That’s why scientists like Harvard’s David Keith say we should look at all options — no matter how radical — to reduce the risks associated with a warming planet. So far, researchers have been using computer simulations to study the effects of solar geoengineering, but pretty soon they want to take it outside.
“Theory alone doesn’t tell you what will happen in the atmosphere,” Keith told MIT Tech Review. “You can fool yourself if you don’t go out and make direct measurements.”
Solar geoengineering would be a truly global technology — whoever chooses to use it would be affecting everyone else on the planet.
Are we ready to test this in the wild?
Types of Solar Geoengineering
This is an umbrella term for several different approaches to reflecting sunlight before it hits the Earth, for example, sun shields in space, making ocean clouds more reflective, dissolving heat-trapping cirrus clouds — and, most famously, scattering aerosol particles into the stratosphere. This is the approach being pursued by Keith and his team at Harvard.
The stratosphere may be the perfect place to make the Earth’s atmosphere more reflective — particles injected there could spread around the globe and stay there for two or more years. If the particles are strategically placed, the aerosols would create a thin screen that reflects a small amount of sunlight back into space.
Most solar geoengineering research has focused on releasing sulfur dioxide. We know that this reflects sunlight back into space thanks to Mount Pinatubo’s massive eruption in 1991, which spewed 20 million tons of sulfur into the atmosphere and almost immediately lowered global temperatures by 0.5°C.
However, sulfur dioxide could also deplete the ozone layer, which shields the Earth from the sun’s ultraviolet radiation — that would be problematic, to say the least.
How the Harvard Experiment Would Work:
The researchers want to launch a high-altitude balloon — decked out with sensors and propellers — over New Mexico and spray a tiny amount of calcium carbonate into the stratosphere. (Calcium carbonate isn’t normally found in the stratosphere, but researchers think it’s safer for the ozone.)
The instruments would then record any changes that occur up there — they want to measure how the calcium carbonate interacts with gases in the ozone layer, how well the particles reflect sunlight, and if they disperse easily or merge together. (The tiny amount used in a would-be experiment is too small to actually alter global temperatures, according to the Harvard researchers.)
More Than We Bargained for?
Scientists generally agree that solar geoengineering would cool global temperatures. What they don’t know is what else it will do.
Alan Robock, a professor of environmental sciences at Rutgers, has come up with a list of 27 risks associated with the technology, including depleting the ozone layer, a drought in Africa and Asia, and turning the sky white.

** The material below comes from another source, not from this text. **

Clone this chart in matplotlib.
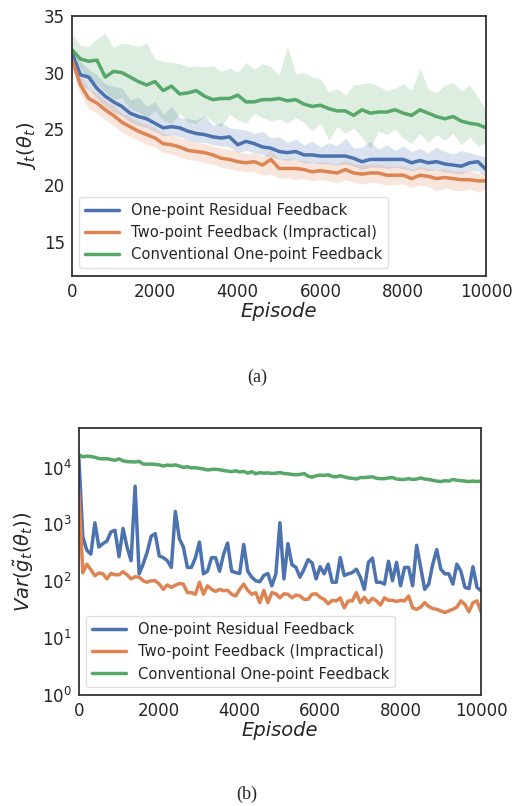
import numpy as np
import matplotlib
matplotlib.use("Agg")
import matplotlib.pyplot as plt
import seaborn as sns

sns.set_style("white")
plt.rcParams['font.family'] = ['DejaVu Sans']
plt.rcParams['mathtext.fontset'] = 'dejavusans'

# ---- (a) J_t(theta_t): mean curves and bands, every 200 episodes ----
ep_a = np.arange(0, 10001, 200)

res_mean = [31.7, 29.8, 29.6, 28.6, 27.9, 27.4, 27.0, 26.4, 26.1, 25.9, 25.5,
            25.1, 25.2, 25.1, 24.8, 24.6, 24.5, 24.3, 24.2, 24.3, 23.6,
            23.9, 23.7, 23.4, 23.3, 23.0, 22.9, 23.0, 22.7, 22.7, 22.6,
            22.6, 22.6, 22.6, 22.4, 22.1, 22.3, 22.3, 22.3, 22.3, 22.3,
            22.0, 22.2, 22.0, 22.1, 21.9, 21.8, 21.7, 22.0, 22.1, 21.4]
res_low = [31.0, 28.9, 28.5, 27.7, 27.0, 26.5, 26.2, 25.6, 25.3, 25.1, 24.8,
           24.4, 24.5, 24.3, 24.0, 23.8, 23.8, 23.6, 23.5, 23.4, 22.9,
           23.1, 22.9, 22.7, 22.5, 22.3, 22.2, 22.3, 22.0, 22.0, 21.9,
           21.9, 21.8, 21.9, 21.7, 21.4, 21.6, 21.6, 21.5, 21.6, 21.5,
           21.3, 21.5, 21.3, 21.4, 21.2, 21.1, 21.0, 21.3, 21.3, 20.7]
res_high = [32.3, 31.0, 30.3, 29.8, 29.0, 28.8, 28.6, 27.6, 27.8, 27.0, 27.4,
            26.3, 27.0, 26.0, 25.9, 25.8, 26.2, 25.3, 25.6, 25.1, 25.0,
            24.9, 24.6, 24.8, 24.2, 24.3, 23.8, 24.1, 23.6, 23.9, 23.4,
            23.8, 23.5, 24.2, 23.3, 23.4, 23.9, 23.2, 23.6, 23.1, 23.5,
            23.0, 23.3, 22.9, 23.4, 23.0, 22.8, 23.1, 22.9, 22.7, 22.5]

two_mean = [31.1, 28.9, 27.7, 27.3, 26.7, 26.2, 25.6, 25.2, 24.8, 24.5, 24.2,
            23.7, 23.6, 23.4, 23.1, 23.0, 22.9, 22.7, 22.4, 22.3, 22.1,
            22.0, 22.1, 21.8, 22.3, 21.5, 21.5, 21.5, 21.4, 21.2, 21.3,
            21.2, 21.1, 21.4, 21.1, 21.0, 21.1, 21.1, 20.9, 20.9, 20.9,
            20.6, 20.9, 20.8, 20.6, 20.7, 20.6, 20.5, 20.5, 20.4, 20.4]
two_low = [30.5, 28.1, 26.8, 26.4, 25.8, 25.3, 24.7, 24.3, 24.0, 23.6, 23.4,
           22.9, 22.8, 22.5, 22.3, 22.2, 22.0, 21.9, 21.6, 21.5, 21.3,
           21.2, 21.2, 20.9, 21.0, 20.6, 20.7, 20.5, 20.6, 20.4, 20.5,
           20.4, 20.2, 20.5, 20.3, 20.1, 20.3, 20.2, 20.0, 20.1, 20.1,
           19.8, 20.0, 19.9, 19.5, 19.8, 19.6, 19.5, 19.7, 19.4, 19.7]
two_high = [31.8, 29.8, 28.6, 28.2, 27.5, 27.1, 26.4, 26.1, 25.6, 25.4, 25.1,
            24.6, 24.5, 24.2, 24.0, 23.8, 23.7, 23.5, 23.3, 23.2, 23.0,
            22.8, 22.9, 22.6, 23.1, 22.3, 22.4, 22.3, 22.2, 22.0, 22.1,
            22.0, 21.9, 22.2, 21.9, 21.8, 21.9, 21.9, 21.7, 21.7, 21.7,
            21.4, 21.7, 21.5, 21.4, 21.5, 21.3, 21.2, 21.3, 21.1, 21.1]

conv_mean = [32.0, 31.2, 31.0, 31.1, 29.6, 30.1, 30.0, 29.6, 29.2, 28.9, 29.2,
             28.4, 28.8, 28.1, 28.2, 28.4, 27.9, 27.6, 27.7, 27.7, 28.0,
             27.4, 27.4, 27.6, 27.6, 27.7, 27.5, 27.6, 27.2, 27.0, 27.1,
             26.8, 26.6, 26.6, 26.2, 26.7, 26.4, 26.5, 26.5, 26.7, 26.4,
             26.2, 26.7, 26.4, 26.1, 25.9, 26.1, 25.7, 25.5, 25.4, 25.1]
conv_low = [31.6, 30.3, 29.5, 29.0, 28.3, 27.6, 27.8, 26.8, 26.5, 26.0, 26.6,
            25.8, 25.5, 26.4, 25.6, 25.5, 26.2, 25.6, 25.2, 26.3, 25.8,
            25.5, 26.4, 26.0, 25.7, 25.9, 25.5, 26.0, 25.6, 24.8, 25.5,
            24.0, 25.2, 24.6, 25.1, 24.3, 23.3, 24.8, 24.5, 25.0, 24.2,
            23.7, 24.6, 23.8, 24.5, 24.0, 24.6, 23.6, 24.3, 23.5, 23.8]
conv_high = [33.4, 32.4, 32.3, 33.0, 33.5, 32.2, 32.6, 32.5, 32.3, 32.6, 31.2,
             31.0, 30.9, 30.8, 30.5, 30.6, 30.5, 30.6, 30.1, 30.4, 30.0,
             30.9, 30.3, 30.8, 30.5, 29.8, 32.3, 29.9, 30.0, 29.6, 29.4,
             28.3, 28.6, 28.0, 28.9, 29.0, 29.1, 28.8, 28.4, 28.6, 29.0,
             28.4, 30.4, 28.5, 28.2, 28.9, 29.1, 28.4, 28.9, 27.8, 26.6]

# ---- (b) variance of gradient estimate, every 100 episodes ----
ep_b = np.arange(0, 10001, 100)

res_var = [16000, 600, 350, 300, 1070, 400, 460, 510, 740, 790,
           270, 850, 400, 230, 4700, 135, 200, 325, 620, 690,
           280, 260, 230, 175, 1700, 560, 400, 175, 175, 260,
           490, 135, 150, 260, 260, 150, 300, 470, 150, 142,
           137, 445, 150, 118, 102, 98, 126, 137, 83, 135,
           1070, 110, 460, 195, 175, 118, 163, 240, 210, 110,
           180, 135, 200, 96, 96, 260, 126, 135, 142, 163,
           118, 72, 215, 255, 96, 96, 89, 225, 102, 215,
           83, 175, 175, 83, 430, 175, 72, 89, 200, 360,
           163, 135, 135, 89, 200, 150, 78, 74, 180, 78,
           68]
two_var = [4100, 140, 200, 160, 125, 140, 135, 110, 137, 130,
           130, 147, 130, 110, 120, 118, 102, 96, 102, 102,
           89, 72, 86, 78, 85, 91, 89, 63, 63, 59,
           96, 59, 83, 72, 66, 72, 68, 69, 59, 55,
           72, 89, 69, 59, 63, 42, 69, 42, 63, 60,
           51, 60, 59, 51, 57, 55, 48, 48, 59, 60,
           52, 48, 40, 46, 45, 51, 34, 45, 45, 63,
           42, 52, 42, 50, 45, 38, 51, 46, 46, 44,
           46, 45, 55, 34, 32, 35, 42, 36, 33, 32,
           30, 28, 30, 32, 35, 45, 39, 29, 42, 45,
           29]
conv_var = [17000, 15500, 16000, 15700, 15200, 14500, 14300, 14400, 13900, 13500,
            14300, 13200, 12800, 12700, 12600, 12900, 11600, 11500, 11600, 11400,
            11200, 10700, 11100, 10900, 11200, 10700, 10100, 10400, 9900, 10000,
            9700, 9500, 9100, 9300, 9400, 9200, 8900, 8700, 8500, 8800,
            8400, 8600, 8000, 8500, 7800, 8200, 8000, 8100, 7900, 8000,
            8200, 7900, 7800, 7600, 7500, 7600, 7900, 7100, 6800, 7200,
            7400, 7300, 7500, 7000, 6900, 7200, 6900, 6600, 6500, 6300,
            6700, 6700, 6800, 6900, 6500, 6400, 6400, 6600, 6700, 6300,
            6200, 6200, 6400, 6200, 6300, 6600, 6300, 6200, 6000, 5800,
            5700, 5900, 5800, 6200, 6000, 5900, 5800, 5700, 5800, 5700,
            5800]

labels = ['One-point Residual Feedback', 'Two-point Feedback (Impractical)',
          'Conventional One-point Feedback']
colors = sns.color_palette('deep')[:3]

fig = plt.figure(figsize=(5.15, 8.06), dpi=100)
ax1 = fig.add_axes([0.140, 0.658, 0.804, 0.322])
ax2 = fig.add_axes([0.153, 0.138, 0.781, 0.331])

series_a = [(res_mean, res_low, res_high), (two_mean, two_low, two_high),
            (conv_mean, conv_low, conv_high)]
for (m, lo, hi), c, lab in zip(series_a, colors, labels):
    ax1.fill_between(ep_a, lo, hi, color=c, alpha=0.2, linewidth=0)
    ax1.plot(ep_a, m, color=c, lw=2.5, label=lab)

for v, c, lab in zip([res_var, two_var, conv_var], colors, labels):
    ax2.plot(ep_b, v, color=c, lw=2.5, label=lab)
ax2.set_yscale('log')
ax2.set_ylim(1, 5e4)
ax2.set_yticks([1, 10, 100, 1000, 10000])
ax2.minorticks_off()

ax1.set_ylim(12, 35)
ax1.set_yticks([15, 20, 25, 30, 35])
ax1.set_ylabel(r'$J_t(\theta_t)$', fontsize=14)
ax2.set_ylabel(r'$Var(\tilde{g}_t(\theta_t))$', fontsize=14)

for ax in (ax1, ax2):
    ax.set_xlim(0, 10000)
    ax.set_xticks([0, 2000, 4000, 6000, 8000, 10000])
    ax.tick_params(labelsize=12, length=0, pad=5)
    ax.set_xlabel('Episode', fontsize=14, style='italic', labelpad=1)
    for s in ax.spines.values():
        s.set_color('0.2')
        s.set_linewidth(1.3)
    leg = ax.legend(loc='lower left', fontsize=10.6, handlelength=2.3,
                    frameon=True, framealpha=0.8, edgecolor='0.85')

fig.text(0.499, 0.532, '(a)', ha='center', va='center', fontsize=13,
         family='Liberation Serif')
fig.text(0.48, 0.014, '(b)', ha='center', va='center', fontsize=13,
         family='Liberation Serif')

fig.savefig('out.png', dpi=100)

More abstract concerns include: who gets to deploy something that affects literally everyone on the planet? The technology is fairly cheap and widely accessible — it’s thought that basically anyone with a few billion dollars could do it, at least for a couple of years.
“We know the problem is greenhouse gas, so the solution is you take the greenhouse gas out,” Daniel Cziczo, the head of the department of earth, atmospheric and planetary sciences at Purdue University, told MIT Tech Review.
“You don’t try to do something that we completely don’t understand.”
Harvard’s David Keith argues that our limited understanding is precisely why we need to do scientific research. “If you choose not to research, that means we may later make decisions in ignorance and in a rush, and that’s typically how you make bad decisions,” he told The Washington Post.
We Have To Cut
Still, there’s something that both opponents like Cziczo and researchers like Keith can agree on: we need to cut greenhouse gas emissions. If we did try solar geoengineering, it would be complementary to emissions reductions, to avoid severe and rapid warming, not in place of a long-term solution.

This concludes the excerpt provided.